Moscow city lawmaker Vladimir Platonov, who served as the legislature's speaker for two decades, has asked his alma mater to annul his Ph.D. dissertation after critics claimed that parts of it were plagiarized.
Platonov, who received a doctorate in law from the distinguished Peoples' Friendship University in Moscow, said Wednesday that he made the decision to annul the dissertation because he is tired of defending himself over it.
"Within a year I will prepare a new text for my doctorate," Platonov wrote on his Facebook page. Platonov, who was speaker of the Moscow City Duma from 1994 to 2014, earned the doctorate in 2010.
His decision to annul the dissertation has been widely reported as one of the first instances of a government official voluntarily doing so after being accused of plagiarism.
Numerous Russian politicians, including President Vladimir Putin, have been accused of plagiarizing texts in their dissertations.

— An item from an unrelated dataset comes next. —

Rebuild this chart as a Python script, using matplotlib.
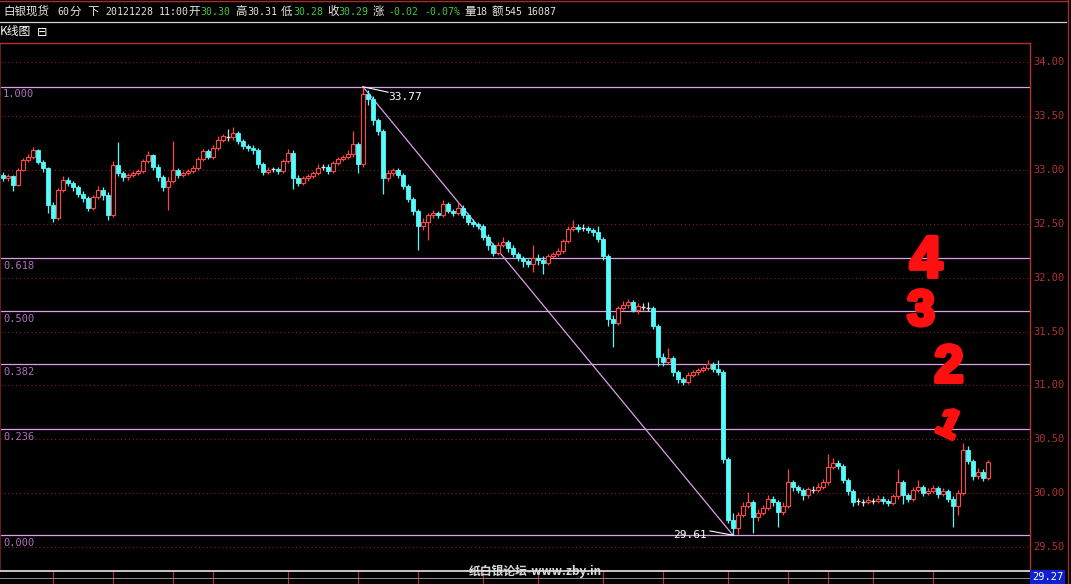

Dissernet, formed in 2012, is one of the most active grassroots organizations aimed at exposing plagiarism among Russian politicians. Dissernet began making the plagiarism claims against Platonov last year.
The organization has made similar accusations against about a third of the 120 lawmakers in the federal parliament's lower house, which is responsible for drafting and approving nationwide laws.
Dissernet has accused several other high-ranking political figures including Transportation Minister Maxim Sokolov, Investigative Committee chief Alexander Bastrykin, children's ombudsman Pavel Astakhov and St. Petersburg Governor Georgy Poltavchenko.